Gustavo Dudamel ha inaugurado este viernes su relación con la Filarmónica de Nueva York, en el primer concierto que dirige desde que se anunciara su nombramiento como director musical y artístico de la orquesta, en febrero. Aunque el músico venezolano no se incorporará hasta 2026, y el de esta noche no era en absoluto su debut en Nueva York, el aperitivo ha dado buena muestra de lo que aguarda a los músicos y al público en esa futura etapa: una comunión absoluta.
Con una Novena Sinfonía de Gustav Mahler conmovedora, Dudamel arrancó una ovación de más de cuatro minutos, pero también algunas lágrimas en su íntima interpretación del último movimiento, el conmovedor Adagio. Tan especial fue la versión de la Filarmónica que al sonar la última nota, el patio de butacas quedó en absoluto silencio mientras Dudamel, en un recogimiento de segundos que pareció durar una eternidad, metabolizaba la emoción que desprende ese testamento musical y vital del músico vienés. La Novena es su última sinfonía completa, una de las tres últimas grandes obras que compuso y el Adagio, una despedida del mundo.
La elección de la pieza para su presentación oficial en Nueva York tampoco era gratuita: Gustav Mahler fue también director musical de la orquesta, ya con la salud quebrada, entre 1909 y 1911. Como el propio Dudamel recordó en febrero en su presentación oficial como responsable de la Filarmónica, dirigir una orquesta al frente de la que estuvieron compositores como Mahler, Toscanini o Bernstein, entre otros muchos, es un sueño hecho realidad; “estar en un sitio tan emblemático con un pasado tan impresionante”.
El de este viernes es el primero de una tanda de tres a lo largo del fin de semana, con idéntico programa, para los que se vendieron todas las entradas hace semanas. La expectación era máxima, como la ovación que despidió a orquesta y director, pese a que la Novena no es una pieza fácil. Ni la Novena ni ninguna otra, como advirtió el propio Mahler: “Una sinfonía debe ser como el mundo. Debe contenerlo todo”. En el momento en que el Adagio de la Novena se desvanece en el más profundo silencio, también en la quietud de Dudamel, parece contener incluso más que eso.

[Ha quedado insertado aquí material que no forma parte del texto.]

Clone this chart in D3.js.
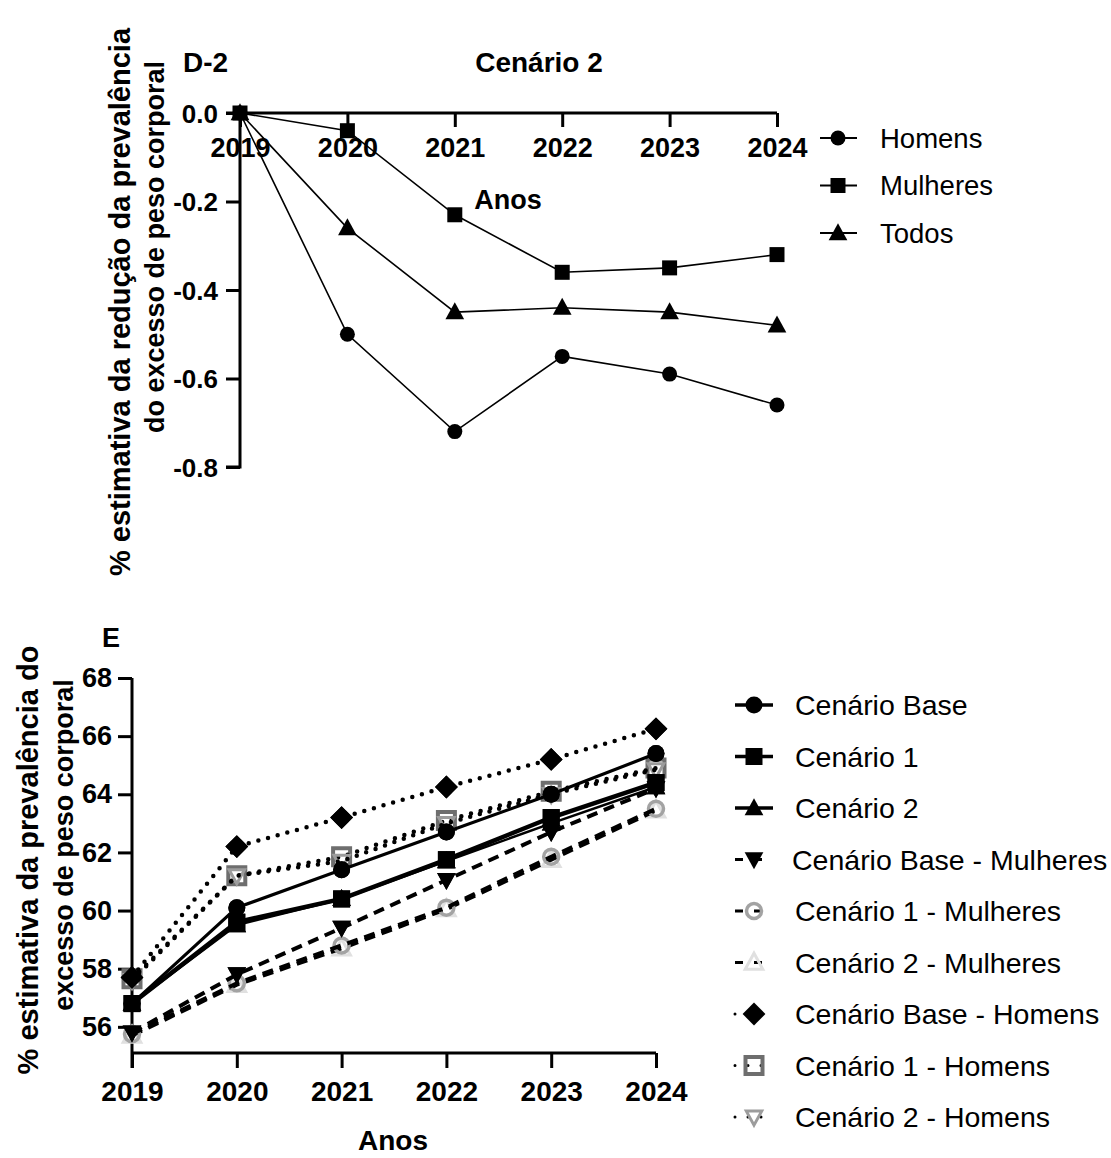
<!DOCTYPE html>
<html>
<head>
<meta charset="utf-8">
<script src="https://cdn.jsdelivr.net/npm/d3@7"></script>
<style>
  html, body { margin: 0; padding: 0; background: #fff; }
  svg { display: block; }
  text { font-family: "Liberation Sans", Arial, Helvetica, sans-serif; fill: #000; }
  .bold { font-weight: bold; }
</style>
</head>
<body>
<svg id="chart" width="1111" height="1158"></svg>
<script>
// ---------- Panel D-2: reduction of prevalence, Cenário 2 ----------
const yearsD = [2019, 2020, 2021, 2022, 2023, 2024];
const homensD   = [0, -0.50, -0.72, -0.55, -0.59, -0.66];
const mulheresD = [0, -0.04, -0.23, -0.36, -0.35, -0.32];
const todosD    = [0, -0.26, -0.45, -0.44, -0.45, -0.48];
const yTicksD = [0, -0.2, -0.4, -0.6, -0.8];
const seriesNamesD = ["Homens", "Mulheres", "Todos"];

// ---------- Panel E: estimated prevalence by scenario ----------
const yearsE = [2019, 2020, 2021, 2022, 2023, 2024];
const cenBase   = [56.8, 60.1, 61.4, 62.7, 64.0, 65.4];
const cen1      = [56.8, 59.6, 60.4, 61.75, 63.2, 64.4];
const cen2      = [56.8, 59.5, 60.4, 61.7, 63.0, 64.25];
const cenBaseM  = [55.8, 57.8, 59.4, 61.05, 62.7, 64.2];
const cen1M     = [55.75, 57.5, 58.8, 60.1, 61.85, 63.5];
const cen2M     = [55.7, 57.45, 58.7, 60.05, 61.75, 63.45];
const cenBaseH  = [57.7, 62.2, 63.2, 64.25, 65.2, 66.25];
const cen1H     = [57.65, 61.2, 61.85, 63.1, 64.1, 64.9];
const cen2H     = [57.6, 61.2, 61.7, 63.0, 64.0, 64.85];
const yTicksE = [56, 58, 60, 62, 64, 66, 68];
const seriesNamesE = [
  "Cenário Base", "Cenário 1", "Cenário 2",
  "Cenário Base - Mulheres", "Cenário 1 - Mulheres", "Cenário 2 - Mulheres",
  "Cenário Base - Homens", "Cenário 1 - Homens", "Cenário 2 - Homens"
];

const svg = d3.select("#chart");
const FONT = "'Liberation Sans', Arial, sans-serif";

// marker shapes
function markerPath(kind, size) {
  const s = size;
  switch (kind) {
    case "circle":   return d3.symbol(d3.symbolCircle, s * s * Math.PI / 4)();
    case "square":   return `M${-s/2},${-s/2}H${s/2}V${s/2}H${-s/2}Z`;
    case "triUp":    return `M0,${-s*0.58}L${s*0.55},${s*0.42}L${-s*0.55},${s*0.42}Z`;
    case "triDown":  return `M0,${s*0.58}L${s*0.55},${-s*0.42}L${-s*0.55},${-s*0.42}Z`;
    case "diamond":  return `M0,${-s*0.6}L${s*0.6},0L0,${s*0.6}L${-s*0.6},0Z`;
  }
}

function drawMarker(g, x, y, st) {
  g.append("path")
    .attr("d", markerPath(st.marker, st.size))
    .attr("transform", `translate(${x},${y})`)
    .attr("fill", st.open ? "none" : st.color)
    .attr("stroke", st.color)
    .attr("stroke-width", st.open ? st.mstroke : 0);
}

function styleTicks(sel, size) {
  sel.selectAll(".tick line").attr("stroke-width", 3);
  sel.selectAll(".tick text").attr("class", "bold")
    .style("font-size", size + "px").style("font-family", FONT);
}

// plain hyphen for negative numbers
const fmtD = d => d === 0 ? "0.0" : "-" + Math.abs(d).toFixed(1);

// ================= Panel D-2 =================
{
  const x = d3.scalePoint().domain(yearsD).range([240, 777]);
  const y = d3.scaleLinear().domain([-0.8, 0]).range([467, 113]);
  const g = svg.append("g");

  // y axis
  const yAxis = d3.axisLeft(y).tickValues(yTicksD).tickSize(14).tickPadding(8).tickFormat(fmtD);
  const ya = g.append("g").attr("transform", "translate(240,0)").call(yAxis);
  ya.select(".domain").attr("stroke-width", 3).attr("d", `M-14,${y(-0.8)}H0V${y(0)}H-14`);
  styleTicks(ya, 26);
  ya.selectAll(".tick text").attr("dy", "0.36em");

  // x axis (at y = 0)
  const xAxis = d3.axisBottom(x).tickSize(14).tickPadding(11).tickFormat(d3.format("d"));
  const xa = g.append("g").attr("transform", `translate(0,${y(0)})`).call(xAxis);
  xa.select(".domain").attr("stroke-width", 3).attr("d", `M240,0H777`);
  styleTicks(xa, 27);

  const seriesD = [
    { name: seriesNamesD[0], values: homensD,   marker: "circle", size: 15, color: "#000" },
    { name: seriesNamesD[1], values: mulheresD, marker: "square", size: 15, color: "#000" },
    { name: seriesNamesD[2], values: todosD,    marker: "triUp",  size: 17, color: "#000" }
  ];
  const line = d3.line().x((d, i) => x(yearsD[i])).y(d => y(d));
  seriesD.forEach(s => {
    g.append("path").attr("d", line(s.values)).attr("fill", "none")
      .attr("stroke", "#000").attr("stroke-width", 1.6);
    s.values.forEach((v, i) => drawMarker(g, x(yearsD[i]), y(v), s));
  });

  // titles
  g.append("text").attr("class", "bold").attr("x", 183).attr("y", 72)
    .style("font-size", "28px").text("D-2");
  g.append("text").attr("class", "bold").attr("x", 539).attr("y", 72)
    .attr("text-anchor", "middle").style("font-size", "28px").text("Cenário 2");
  g.append("text").attr("class", "bold").attr("x", 508).attr("y", 209)
    .attr("text-anchor", "middle").style("font-size", "27px").text("Anos");
  g.append("text").attr("class", "bold").attr("text-anchor", "middle")
    .attr("transform", "translate(130,302) rotate(-90)").style("font-size", "29px")
    .text("% estimativa da redução da prevalência");
  g.append("text").attr("class", "bold").attr("text-anchor", "middle")
    .attr("transform", "translate(164,247) rotate(-90)").style("font-size", "27px")
    .text("do excesso de peso corporal");

  // legend
  const leg = g.append("g");
  const legY = d3.scalePoint().domain(seriesNamesD).range([138, 233]);
  seriesD.forEach(s => {
    const ly = legY(s.name);
    leg.append("line").attr("x1", 820).attr("x2", 857).attr("y1", ly).attr("y2", ly)
      .attr("stroke", "#000").attr("stroke-width", 1.8);
    drawMarker(leg, 838, ly, s);
    leg.append("text").attr("x", 880).attr("y", ly).attr("dy", "0.36em")
      .style("font-size", "27.5px").text(s.name);
  });
}

// ================= Panel E =================
{
  const x = d3.scalePoint().domain(yearsE).range([132, 656]);
  const y = d3.scaleLinear().domain([55.1, 68]).range([1053, 678]);
  const g = svg.append("g");

  const yAxis = d3.axisLeft(y).tickValues(yTicksE).tickSize(14).tickPadding(6).tickFormat(d3.format("d"));
  const ya = g.append("g").attr("transform", "translate(132,0)").call(yAxis);
  ya.select(".domain").attr("stroke-width", 3).attr("d", `M0,${y(68)}V${y(55.1) + 15}`);
  styleTicks(ya, 27);

  const xAxis = d3.axisBottom(x).tickSize(15).tickPadding(13).tickFormat(d3.format("d"));
  const xa = g.append("g").attr("transform", `translate(0,${y(55.1)})`).call(xAxis);
  xa.select(".domain").attr("stroke-width", 3).attr("d", `M132,0H656`);
  styleTicks(xa, 28);

  const seriesE = [
    { name: seriesNamesE[7], values: cen1H,    marker: "square",  size: 17, color: "#6e6e6e", open: true, mstroke: 4, dash: "0,10", lw: 4.5, cap: "round" },
    { name: seriesNamesE[8], values: cen2H,    marker: "triDown", size: 14, color: "#9c9c9c", open: true, mstroke: 3, dash: "0,10", lw: 4.5, cap: "round" },
    { name: seriesNamesE[6], values: cenBaseH, marker: "diamond", size: 19, color: "#000", dash: "0,10", lw: 4.5, cap: "round" },
    { name: seriesNamesE[5], values: cen2M,    marker: "triUp",   size: 16, color: "#e0e0e0", open: true, mstroke: 3, dash: "11,7", lw: 4, cap: "butt" },
    { name: seriesNamesE[4], values: cen1M,    marker: "circle",  size: 15, color: "#a3a3a3", open: true, mstroke: 3.5, dash: "11,7", lw: 4, cap: "butt" },
    { name: seriesNamesE[3], values: cenBaseM, marker: "triDown", size: 17, color: "#000", dash: "11,7", lw: 4, cap: "butt" },
    { name: seriesNamesE[2], values: cen2,     marker: "triUp",   size: 17, color: "#000", dash: null, lw: 2.5, cap: "butt" },
    { name: seriesNamesE[1], values: cen1,     marker: "square",  size: 17, color: "#000", dash: null, lw: 4.5, cap: "butt" },
    { name: seriesNamesE[0], values: cenBase,  marker: "circle",  size: 17, color: "#000", dash: null, lw: 3.2, cap: "butt" }
  ];
  const line = d3.line().x((d, i) => x(yearsE[i])).y(d => y(d));
  seriesE.forEach(s => {
    const gs = g.append("g");
    s.values.forEach((v, i) => drawMarker(gs, x(yearsE[i]), y(v), s));
    gs.append("path").attr("d", line(s.values)).attr("fill", "none")
      .attr("stroke", "#000").attr("stroke-width", s.lw)
      .attr("stroke-linecap", s.cap)
      .attr("stroke-dasharray", s.dash);
    if (!s.open) s.values.forEach((v, i) => drawMarker(gs, x(yearsE[i]), y(v), s));
  });

  g.append("text").attr("class", "bold").attr("x", 102).attr("y", 647)
    .style("font-size", "27px").text("E");
  g.append("text").attr("class", "bold").attr("x", 393).attr("y", 1150)
    .attr("text-anchor", "middle").style("font-size", "28px").text("Anos");
  g.append("text").attr("class", "bold").attr("text-anchor", "middle")
    .attr("transform", "translate(38,860) rotate(-90)").style("font-size", "29px")
    .text("% estimativa da prevalência do");
  g.append("text").attr("class", "bold").attr("text-anchor", "middle")
    .attr("transform", "translate(73,845) rotate(-90)").style("font-size", "27px")
    .text("excesso de peso corporal");

  // legend, in the order the series are listed
  const legY = d3.scalePoint().domain(seriesNamesE).range([705, 1117]);
  const byName = new Map(seriesE.map(s => [s.name, s]));
  seriesNamesE.forEach(n => {
    const s = byName.get(n);
    const ly = legY(n);
    const lg = g.append("g");
    lg.append("line").attr("x1", 735).attr("x2", 773).attr("y1", ly).attr("y2", ly)
      .attr("stroke", "#000").attr("stroke-width", s.dash ? 3 : 3.5)
      .attr("stroke-linecap", s.cap)
      .attr("stroke-dasharray", s.dash ? (s.cap === "round" ? "0,13" : "8,11") : null);
    drawMarker(lg, 754, ly, s);
    lg.append("text").attr("x", n === seriesNamesE[3] ? 792 : 795).attr("y", ly).attr("dy", "0.36em")
      .style("font-size", "28.5px").text(n);
  });
}
</script>
</body>
</html>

El director venezolano, que a menudo bromea con el hecho de no ser ya una joven promesa -tiene 42 años-, mostró una madurez sorprendente ante la composición de Mahler, con un exigente primer movimiento, el tremendo desafío sonoro del tercero y ese adagio -opacado en fama por el adaggieto de la Quinta Sinfonía gracias a la película Muerte en Venecia, pero muchísimo más hondo- que dejó a Dudamel transido y al público, en silencio y sin amago de arrancarse a aplaudir (un gesto muy sorprendente dada la expresividad del público neoyorquino, que en las óperas aplaude cada aria). La Novena Sinfonía mostró a un Dudamel maduro, enérgico y elegante, delicado, ya no tan exuberante como antaño, como si la hondura centroeuropea de Mahler, y su remoto legado al frente de la Filarmónica, se hubieran posado sobre sus hombros, ungiéndolo con el halo del genio. Luego, al saludar, volvió a aparecer el Dudamel expansivo y caribeño, con la misma sonrisa del niño de Barquisimeto que soñaba con dirigir algún día una orquesta.